**Required work:** Return exactly, please, the lines that run from the line with "Rebuild this chart as a Python script, using matplotlib." to the line with "range_low, range_high = 246, 291", ends included, and omit all pictures.

**Materials provided:**
▼▼▼

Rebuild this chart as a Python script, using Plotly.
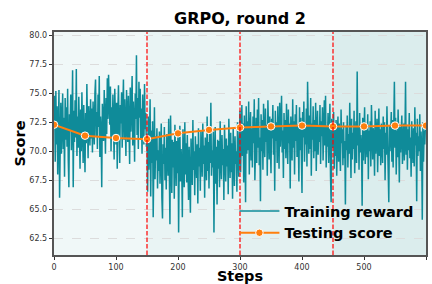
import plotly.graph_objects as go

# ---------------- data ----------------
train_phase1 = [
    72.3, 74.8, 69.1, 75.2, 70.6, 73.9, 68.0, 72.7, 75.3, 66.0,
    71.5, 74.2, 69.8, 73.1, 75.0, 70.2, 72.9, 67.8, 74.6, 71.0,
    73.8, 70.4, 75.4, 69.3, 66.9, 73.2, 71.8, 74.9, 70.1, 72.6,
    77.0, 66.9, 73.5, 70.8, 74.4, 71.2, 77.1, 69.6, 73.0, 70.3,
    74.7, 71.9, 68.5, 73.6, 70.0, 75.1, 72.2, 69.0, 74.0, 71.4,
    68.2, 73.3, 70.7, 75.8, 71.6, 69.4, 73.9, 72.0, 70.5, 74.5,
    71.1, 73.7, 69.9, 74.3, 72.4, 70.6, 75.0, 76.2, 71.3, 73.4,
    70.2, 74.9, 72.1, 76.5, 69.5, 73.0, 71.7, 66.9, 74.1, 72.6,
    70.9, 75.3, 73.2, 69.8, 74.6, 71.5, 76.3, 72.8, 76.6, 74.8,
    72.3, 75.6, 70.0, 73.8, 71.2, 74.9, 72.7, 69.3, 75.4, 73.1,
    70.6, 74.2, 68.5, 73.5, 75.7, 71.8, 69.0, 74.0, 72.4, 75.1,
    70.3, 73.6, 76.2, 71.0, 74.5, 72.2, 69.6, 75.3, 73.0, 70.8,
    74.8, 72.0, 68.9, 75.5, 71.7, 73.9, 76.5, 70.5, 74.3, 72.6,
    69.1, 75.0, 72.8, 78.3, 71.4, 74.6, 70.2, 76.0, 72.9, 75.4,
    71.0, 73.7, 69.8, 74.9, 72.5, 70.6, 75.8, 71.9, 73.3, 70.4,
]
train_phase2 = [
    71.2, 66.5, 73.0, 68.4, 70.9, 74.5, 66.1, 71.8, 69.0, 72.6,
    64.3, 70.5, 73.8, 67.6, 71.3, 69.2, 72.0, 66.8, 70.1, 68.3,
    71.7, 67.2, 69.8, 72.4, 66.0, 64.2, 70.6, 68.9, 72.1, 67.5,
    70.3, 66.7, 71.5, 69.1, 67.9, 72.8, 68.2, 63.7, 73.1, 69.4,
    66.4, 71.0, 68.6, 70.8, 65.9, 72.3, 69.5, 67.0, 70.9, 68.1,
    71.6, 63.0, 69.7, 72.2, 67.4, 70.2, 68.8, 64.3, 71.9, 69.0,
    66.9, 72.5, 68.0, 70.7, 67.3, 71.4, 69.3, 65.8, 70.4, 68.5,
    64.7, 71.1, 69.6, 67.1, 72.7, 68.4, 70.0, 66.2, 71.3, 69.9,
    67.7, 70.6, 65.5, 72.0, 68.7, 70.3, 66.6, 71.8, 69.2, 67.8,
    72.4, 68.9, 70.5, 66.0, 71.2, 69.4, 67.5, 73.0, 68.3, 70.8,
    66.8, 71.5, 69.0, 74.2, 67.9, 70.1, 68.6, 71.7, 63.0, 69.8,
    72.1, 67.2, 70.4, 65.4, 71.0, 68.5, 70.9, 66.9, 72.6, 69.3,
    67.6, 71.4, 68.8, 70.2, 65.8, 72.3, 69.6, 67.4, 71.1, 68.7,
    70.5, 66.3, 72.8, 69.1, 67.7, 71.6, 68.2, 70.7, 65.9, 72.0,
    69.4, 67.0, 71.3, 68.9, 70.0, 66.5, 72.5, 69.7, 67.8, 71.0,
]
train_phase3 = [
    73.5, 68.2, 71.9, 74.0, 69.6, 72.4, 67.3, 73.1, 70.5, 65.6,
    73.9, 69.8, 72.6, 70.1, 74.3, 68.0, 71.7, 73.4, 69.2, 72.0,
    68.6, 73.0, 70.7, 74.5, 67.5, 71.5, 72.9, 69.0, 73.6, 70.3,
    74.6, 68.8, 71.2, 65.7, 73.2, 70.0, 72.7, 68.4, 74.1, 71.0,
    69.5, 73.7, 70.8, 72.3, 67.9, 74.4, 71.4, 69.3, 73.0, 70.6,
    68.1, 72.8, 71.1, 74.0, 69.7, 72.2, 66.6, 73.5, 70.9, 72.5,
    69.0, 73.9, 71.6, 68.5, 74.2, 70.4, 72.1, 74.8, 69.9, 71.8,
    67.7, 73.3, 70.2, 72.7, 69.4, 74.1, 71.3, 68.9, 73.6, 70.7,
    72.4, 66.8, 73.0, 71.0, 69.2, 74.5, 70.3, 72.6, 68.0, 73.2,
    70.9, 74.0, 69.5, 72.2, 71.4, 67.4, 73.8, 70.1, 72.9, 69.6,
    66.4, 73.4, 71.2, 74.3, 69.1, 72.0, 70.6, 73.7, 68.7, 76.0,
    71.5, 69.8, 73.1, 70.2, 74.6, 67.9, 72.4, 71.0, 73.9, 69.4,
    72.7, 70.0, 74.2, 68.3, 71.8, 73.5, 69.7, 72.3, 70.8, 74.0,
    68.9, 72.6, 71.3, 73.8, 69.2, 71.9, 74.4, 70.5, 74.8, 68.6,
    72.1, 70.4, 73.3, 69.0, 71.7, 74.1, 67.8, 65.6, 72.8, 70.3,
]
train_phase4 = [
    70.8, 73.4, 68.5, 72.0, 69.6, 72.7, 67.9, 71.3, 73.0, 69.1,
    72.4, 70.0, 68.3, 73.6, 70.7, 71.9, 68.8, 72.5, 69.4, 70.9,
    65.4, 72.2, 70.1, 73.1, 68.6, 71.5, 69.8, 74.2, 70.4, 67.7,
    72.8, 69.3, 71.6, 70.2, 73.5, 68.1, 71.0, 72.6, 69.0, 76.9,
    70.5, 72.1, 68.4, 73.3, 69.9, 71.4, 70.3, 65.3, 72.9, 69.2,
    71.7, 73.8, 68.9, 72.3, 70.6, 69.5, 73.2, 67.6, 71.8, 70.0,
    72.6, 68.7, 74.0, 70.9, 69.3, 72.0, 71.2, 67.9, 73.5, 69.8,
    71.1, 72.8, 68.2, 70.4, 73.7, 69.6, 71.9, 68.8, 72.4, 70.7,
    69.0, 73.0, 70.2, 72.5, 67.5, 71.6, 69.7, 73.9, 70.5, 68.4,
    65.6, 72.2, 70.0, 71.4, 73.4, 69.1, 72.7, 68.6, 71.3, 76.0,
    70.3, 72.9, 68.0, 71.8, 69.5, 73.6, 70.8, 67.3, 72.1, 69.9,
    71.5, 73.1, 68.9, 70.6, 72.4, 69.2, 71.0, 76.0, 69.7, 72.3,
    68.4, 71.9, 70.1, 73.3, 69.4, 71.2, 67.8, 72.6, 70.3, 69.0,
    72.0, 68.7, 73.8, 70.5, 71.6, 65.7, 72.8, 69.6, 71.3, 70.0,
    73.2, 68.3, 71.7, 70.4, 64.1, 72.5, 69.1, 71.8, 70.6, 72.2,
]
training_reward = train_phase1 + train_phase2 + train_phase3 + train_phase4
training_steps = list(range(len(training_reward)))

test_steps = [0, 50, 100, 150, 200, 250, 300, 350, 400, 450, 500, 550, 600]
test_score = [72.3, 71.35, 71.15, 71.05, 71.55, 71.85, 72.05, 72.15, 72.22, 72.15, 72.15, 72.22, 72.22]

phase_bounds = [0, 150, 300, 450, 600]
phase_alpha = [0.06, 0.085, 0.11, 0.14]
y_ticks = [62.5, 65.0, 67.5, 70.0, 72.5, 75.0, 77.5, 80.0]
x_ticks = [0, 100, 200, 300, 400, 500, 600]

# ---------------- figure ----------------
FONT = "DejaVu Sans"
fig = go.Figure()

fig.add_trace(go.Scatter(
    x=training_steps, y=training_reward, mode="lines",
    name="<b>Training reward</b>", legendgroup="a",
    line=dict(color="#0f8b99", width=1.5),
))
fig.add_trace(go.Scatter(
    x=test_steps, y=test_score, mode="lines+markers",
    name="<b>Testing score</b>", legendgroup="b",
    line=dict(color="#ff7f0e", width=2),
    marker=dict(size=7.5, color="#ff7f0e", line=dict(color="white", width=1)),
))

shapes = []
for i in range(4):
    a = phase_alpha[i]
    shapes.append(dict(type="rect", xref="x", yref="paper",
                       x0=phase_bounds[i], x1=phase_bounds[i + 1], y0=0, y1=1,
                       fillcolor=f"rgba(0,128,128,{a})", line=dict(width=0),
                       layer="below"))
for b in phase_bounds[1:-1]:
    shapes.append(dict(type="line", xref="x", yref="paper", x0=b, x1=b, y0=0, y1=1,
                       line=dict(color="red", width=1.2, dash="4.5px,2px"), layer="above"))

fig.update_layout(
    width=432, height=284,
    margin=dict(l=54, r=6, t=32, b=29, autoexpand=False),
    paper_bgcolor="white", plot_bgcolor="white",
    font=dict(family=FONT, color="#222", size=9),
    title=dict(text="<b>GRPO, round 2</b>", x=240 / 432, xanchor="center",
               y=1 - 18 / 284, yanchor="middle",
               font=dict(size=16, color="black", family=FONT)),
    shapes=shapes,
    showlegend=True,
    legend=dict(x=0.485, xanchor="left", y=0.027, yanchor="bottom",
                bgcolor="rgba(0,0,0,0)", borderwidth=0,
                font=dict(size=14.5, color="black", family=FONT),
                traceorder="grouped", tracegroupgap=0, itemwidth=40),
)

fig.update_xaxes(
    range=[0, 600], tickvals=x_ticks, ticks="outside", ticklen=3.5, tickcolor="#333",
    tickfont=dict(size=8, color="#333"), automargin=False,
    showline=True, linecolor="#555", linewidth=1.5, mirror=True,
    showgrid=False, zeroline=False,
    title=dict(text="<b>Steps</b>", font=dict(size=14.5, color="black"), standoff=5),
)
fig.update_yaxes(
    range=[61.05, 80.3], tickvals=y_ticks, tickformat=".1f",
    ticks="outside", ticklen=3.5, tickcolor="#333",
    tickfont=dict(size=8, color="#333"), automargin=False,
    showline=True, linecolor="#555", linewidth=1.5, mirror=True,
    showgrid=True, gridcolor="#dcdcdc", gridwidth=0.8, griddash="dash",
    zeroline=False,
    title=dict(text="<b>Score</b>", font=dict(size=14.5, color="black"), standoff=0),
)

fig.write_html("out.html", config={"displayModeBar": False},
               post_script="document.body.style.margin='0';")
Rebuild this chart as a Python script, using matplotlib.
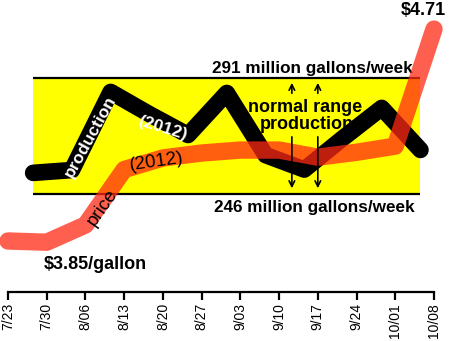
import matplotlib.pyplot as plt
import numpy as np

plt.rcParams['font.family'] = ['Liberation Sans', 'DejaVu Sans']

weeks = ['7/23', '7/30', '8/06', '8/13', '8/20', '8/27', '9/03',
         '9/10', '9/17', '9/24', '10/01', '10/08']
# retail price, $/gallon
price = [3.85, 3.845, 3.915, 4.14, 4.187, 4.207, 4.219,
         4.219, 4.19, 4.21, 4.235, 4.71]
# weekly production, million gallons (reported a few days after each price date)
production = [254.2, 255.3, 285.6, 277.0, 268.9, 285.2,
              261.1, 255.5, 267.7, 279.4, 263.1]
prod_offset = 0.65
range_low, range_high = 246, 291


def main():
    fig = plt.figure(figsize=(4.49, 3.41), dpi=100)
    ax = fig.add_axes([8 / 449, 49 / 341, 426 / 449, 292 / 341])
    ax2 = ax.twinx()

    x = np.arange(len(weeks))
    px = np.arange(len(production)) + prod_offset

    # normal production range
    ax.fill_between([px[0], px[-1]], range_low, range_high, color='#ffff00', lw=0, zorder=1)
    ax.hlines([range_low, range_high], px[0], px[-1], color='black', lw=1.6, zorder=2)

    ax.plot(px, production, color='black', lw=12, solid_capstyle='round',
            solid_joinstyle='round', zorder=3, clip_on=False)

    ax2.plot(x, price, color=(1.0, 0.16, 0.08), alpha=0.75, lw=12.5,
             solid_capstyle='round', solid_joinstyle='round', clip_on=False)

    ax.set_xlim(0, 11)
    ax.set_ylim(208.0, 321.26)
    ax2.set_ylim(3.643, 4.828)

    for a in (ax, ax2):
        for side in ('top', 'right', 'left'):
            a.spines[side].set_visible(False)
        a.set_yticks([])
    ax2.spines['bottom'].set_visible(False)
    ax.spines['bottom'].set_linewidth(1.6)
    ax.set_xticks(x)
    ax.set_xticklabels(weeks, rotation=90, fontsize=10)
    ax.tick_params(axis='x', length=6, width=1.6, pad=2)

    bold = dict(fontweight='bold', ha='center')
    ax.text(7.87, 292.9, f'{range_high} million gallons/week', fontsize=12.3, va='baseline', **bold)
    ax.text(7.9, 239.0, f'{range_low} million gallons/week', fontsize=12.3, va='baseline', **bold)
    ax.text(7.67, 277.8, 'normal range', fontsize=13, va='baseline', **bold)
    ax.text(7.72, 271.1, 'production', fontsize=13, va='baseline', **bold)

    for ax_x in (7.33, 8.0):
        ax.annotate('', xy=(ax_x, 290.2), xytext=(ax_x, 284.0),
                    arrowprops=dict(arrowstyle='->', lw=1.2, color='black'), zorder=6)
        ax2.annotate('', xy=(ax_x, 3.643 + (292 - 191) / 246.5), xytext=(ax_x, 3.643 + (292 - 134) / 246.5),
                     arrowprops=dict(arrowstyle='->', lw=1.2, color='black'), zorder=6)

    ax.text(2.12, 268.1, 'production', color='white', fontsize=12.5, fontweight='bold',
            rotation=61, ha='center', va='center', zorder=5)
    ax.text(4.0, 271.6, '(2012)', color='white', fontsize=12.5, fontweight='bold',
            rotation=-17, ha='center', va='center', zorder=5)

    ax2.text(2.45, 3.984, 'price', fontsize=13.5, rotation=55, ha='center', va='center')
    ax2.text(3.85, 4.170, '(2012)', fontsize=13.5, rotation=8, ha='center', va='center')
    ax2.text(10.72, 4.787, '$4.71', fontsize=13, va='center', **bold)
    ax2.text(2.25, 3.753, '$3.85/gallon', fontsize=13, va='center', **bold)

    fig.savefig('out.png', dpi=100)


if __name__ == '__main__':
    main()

▲▲▲

**Written answer:**
Rebuild this chart as a Python script, using matplotlib.
import matplotlib.pyplot as plt
import numpy as np

plt.rcParams['font.family'] = ['Liberation Sans', 'DejaVu Sans']

weeks = ['7/23', '7/30', '8/06', '8/13', '8/20', '8/27', '9/03',
         '9/10', '9/17', '9/24', '10/01', '10/08']
# retail price, $/gallon
price = [3.85, 3.845, 3.915, 4.14, 4.187, 4.207, 4.219,
         4.219, 4.19, 4.21, 4.235, 4.71]
# weekly production, million gallons (reported a few days after each price date)
production = [254.2, 255.3, 285.6, 277.0, 268.9, 285.2,
              261.1, 255.5, 267.7, 279.4, 263.1]
prod_offset = 0.65
range_low, range_high = 246, 291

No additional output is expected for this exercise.